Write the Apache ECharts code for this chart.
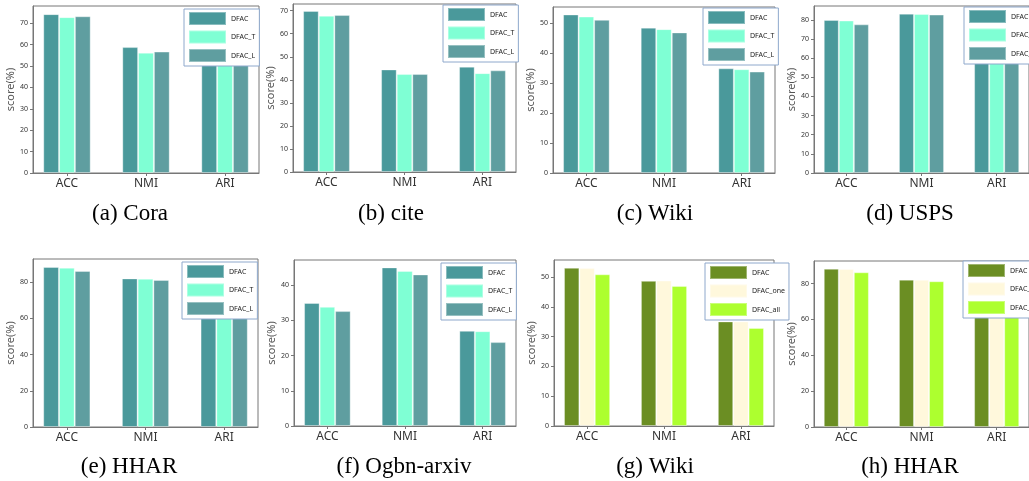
<!DOCTYPE html>
<html><head><meta charset="utf-8">
<script src="https://cdn.jsdelivr.net/npm/echarts@6/dist/echarts.min.js"></script>
<style>html,body{margin:0;padding:0;background:#fff}#c{width:1029px;height:481px}</style>
</head><body><div id="c"></div>
<script>
// ---- data ----
const categories = ['ACC', 'NMI', 'ARI'];
const namesTL = ['DFAC', 'DFAC_T', 'DFAC_L'];
const namesOA = ['DFAC', 'DFAC_one', 'DFAC_all'];
const colorsTL = ['#4a999b', '#7fffd4', '#5f9ea0'];
const colorsOA = ['#6b8e23', '#fff8dc', '#adff2f'];

// rows: DFAC, second variant, third variant ; columns: ACC, NMI, ARI
const coraValues  = [[74.2, 58.8, 54.2], [72.8, 56.2, 53.1], [73.2, 56.7, 53.6]];
const citeValues  = [[69.9, 44.5, 45.7], [67.8, 42.5, 42.9], [68.1, 42.5, 44.1]];
const wikiValues  = [[53.0, 48.6, 35.0], [52.3, 48.1, 34.7], [51.2, 47.0, 33.9]];
const uspsValues  = [[80.0, 83.3, 75.0], [79.7, 83.1, 74.6], [77.7, 82.8, 72.5]];
const hharValues  = [[88.3, 82.0, 76.5], [87.9, 81.8, 76.2], [86.1, 81.1, 74.0]];
const arxivValues = [[34.9, 45.0, 27.0], [33.8, 44.0, 26.9], [32.6, 43.0, 23.8]];
const wikiAblValues = [[53.1, 48.7, 35.1], [53.0, 48.8, 35.1], [50.9, 47.0, 32.9]];
const hharAblValues = [[88.3, 82.2, 76.5], [88.1, 82.1, 76.3], [86.3, 81.3, 74.8]];

const ticks70 = [0, 10, 20, 30, 40, 50, 60, 70];
const ticks50 = [0, 10, 20, 30, 40, 50];
const ticks80by10 = [0, 10, 20, 30, 40, 50, 60, 70, 80];
const ticks80by20 = [0, 20, 40, 60, 80];
const ticks40 = [0, 10, 20, 30, 40];

const captions = ['(a) Cora', '(b) cite', '(c) Wiki', '(d) USPS', '(e) HHAR', '(f) Ogbn-arxiv', '(g) Wiki', '(h) HHAR'];

// ---- layout ----
const panels = [
  {values: coraValues,  names: namesTL, colors: colorsTL, ticks: ticks70,     yMax: 78,   grid: [33, 6, 226, 167],   legend: [184, 9],   cap: [130, 214]},
  {values: citeValues,  names: namesTL, colors: colorsTL, ticks: ticks70,     yMax: 72.9, grid: [293, 4, 223, 168],  legend: [443, 5],   cap: [391, 214]},
  {values: wikiValues,  names: namesTL, colors: colorsTL, ticks: ticks50,     yMax: 55.5, grid: [553, 7, 222, 166],  legend: [703, 8],   cap: [655, 214]},
  {values: uspsValues,  names: namesTL, colors: colorsTL, ticks: ticks80by10, yMax: 87.3, grid: [814, 6, 224, 167],  legend: [964, 7],   cap: [910, 214]},
  {values: hharValues,  names: namesTL, colors: colorsTL, ticks: ticks80by20, yMax: 92.7, grid: [33, 259, 225, 168], legend: [182, 262], cap: [129, 467]},
  {values: arxivValues, names: namesTL, colors: colorsTL, ticks: ticks40,     yMax: 47.1, grid: [294, 260, 222, 166],legend: [441, 263], cap: [404, 467]},
  {values: wikiAblValues, names: namesOA, colors: colorsOA, ticks: ticks50,   yMax: 55.7, grid: [554, 260, 220, 166],legend: [705, 263], cap: [655, 467], suffix: '|b'},
  {values: hharAblValues, names: namesOA, colors: colorsOA, ticks: ticks80by20, yMax: 92.6, grid: [814, 261, 224, 166], legend: [963, 261], cap: [910, 467], suffix: '|b'}
];

const axisColor = '#777';
const sans = 'Noto Sans';
const option = {
  animation: false,
  backgroundColor: '#fff',
  grid: [], xAxis: [], yAxis: [], series: [], legend: [], graphic: []
};

panels.forEach((p, i) => {
  const suf = p.suffix || '';
  option.grid.push({
    left: p.grid[0], top: p.grid[1], width: p.grid[2], height: p.grid[3],
    show: true, borderColor: axisColor, borderWidth: 1, containLabel: false
  });
  option.xAxis.push({
    gridIndex: i, type: 'value', min: -0.43, max: 2.43,
    axisLine: {show: true, onZero: false, lineStyle: {color: axisColor}},
    splitLine: {show: false},
    axisTick: {show: true, customValues: [0, 1, 2], length: 3, lineStyle: {color: axisColor}},
    axisLabel: {customValues: [0, 1, 2], formatter: v => categories[Math.round(v)] || '',
      fontSize: 12, color: '#333', margin: 5, fontFamily: sans}
  });
  option.yAxis.push({
    gridIndex: i, type: 'value', min: 0, max: p.yMax,
    name: 'score(%)', nameLocation: 'middle', nameGap: 15, nameRotate: 90,
    nameTextStyle: {fontSize: 11, color: '#555', fontFamily: sans},
    axisLine: {show: true, onZero: false, lineStyle: {color: axisColor}},
    splitLine: {show: false},
    axisTick: {show: true, customValues: p.ticks, length: 3, lineStyle: {color: axisColor}},
    axisLabel: {customValues: p.ticks, fontSize: 7, color: '#333', margin: 5, fontFamily: sans}
  });
  p.names.forEach((n, j) => {
    option.series.push({
      type: 'bar', name: n + suf, xAxisIndex: i, yAxisIndex: i,
      data: categories.map((c, k) => [k, p.values[j][k]]),
      barWidth: '20%', barGap: '0%',
      itemStyle: {color: p.colors[j], borderColor: 'rgba(255,255,255,0.35)', borderWidth: 1}
    });
  });
  option.legend.push({
    orient: 'vertical', left: p.legend[0], top: p.legend[1],
    itemWidth: 37, itemHeight: 13, itemGap: 3.5,
    padding: [2, 4, 3, 4], borderColor: '#8ea8cc', borderWidth: 1, backgroundColor: '#fff',
    icon: 'rect', selectedMode: false,
    textStyle: {fontSize: 7, color: '#222', fontFamily: sans},
    data: p.names.map(n => n + suf),
    formatter: name => name.replace(/\|.*$/, '')
  });
  option.graphic.push({
    type: 'text', x: p.cap[0], y: p.cap[1],
    style: {text: captions[i], font: '23px "Liberation Serif"', fill: '#000', align: 'center', verticalAlign: 'middle'}
  });
});

const chart = echarts.init(document.getElementById('c'), null, {renderer: 'canvas'});
chart.setOption(option);
</script>
</body></html>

--- AIM OF THE EXERCISE ---
Set the lines above down again, word for word, from the first through the one containing "[86.3, 81.3, 74.8]];"; pictures excluded.

--- COMPLETE RESPONSE ---
Write the Apache ECharts code for this chart.
<!DOCTYPE html>
<html><head><meta charset="utf-8">
<script src="https://cdn.jsdelivr.net/npm/echarts@6/dist/echarts.min.js"></script>
<style>html,body{margin:0;padding:0;background:#fff}#c{width:1029px;height:481px}</style>
</head><body><div id="c"></div>
<script>
// ---- data ----
const categories = ['ACC', 'NMI', 'ARI'];
const namesTL = ['DFAC', 'DFAC_T', 'DFAC_L'];
const namesOA = ['DFAC', 'DFAC_one', 'DFAC_all'];
const colorsTL = ['#4a999b', '#7fffd4', '#5f9ea0'];
const colorsOA = ['#6b8e23', '#fff8dc', '#adff2f'];

// rows: DFAC, second variant, third variant ; columns: ACC, NMI, ARI
const coraValues  = [[74.2, 58.8, 54.2], [72.8, 56.2, 53.1], [73.2, 56.7, 53.6]];
const citeValues  = [[69.9, 44.5, 45.7], [67.8, 42.5, 42.9], [68.1, 42.5, 44.1]];
const wikiValues  = [[53.0, 48.6, 35.0], [52.3, 48.1, 34.7], [51.2, 47.0, 33.9]];
const uspsValues  = [[80.0, 83.3, 75.0], [79.7, 83.1, 74.6], [77.7, 82.8, 72.5]];
const hharValues  = [[88.3, 82.0, 76.5], [87.9, 81.8, 76.2], [86.1, 81.1, 74.0]];
const arxivValues = [[34.9, 45.0, 27.0], [33.8, 44.0, 26.9], [32.6, 43.0, 23.8]];
const wikiAblValues = [[53.1, 48.7, 35.1], [53.0, 48.8, 35.1], [50.9, 47.0, 32.9]];
const hharAblValues = [[88.3, 82.2, 76.5], [88.1, 82.1, 76.3], [86.3, 81.3, 74.8]];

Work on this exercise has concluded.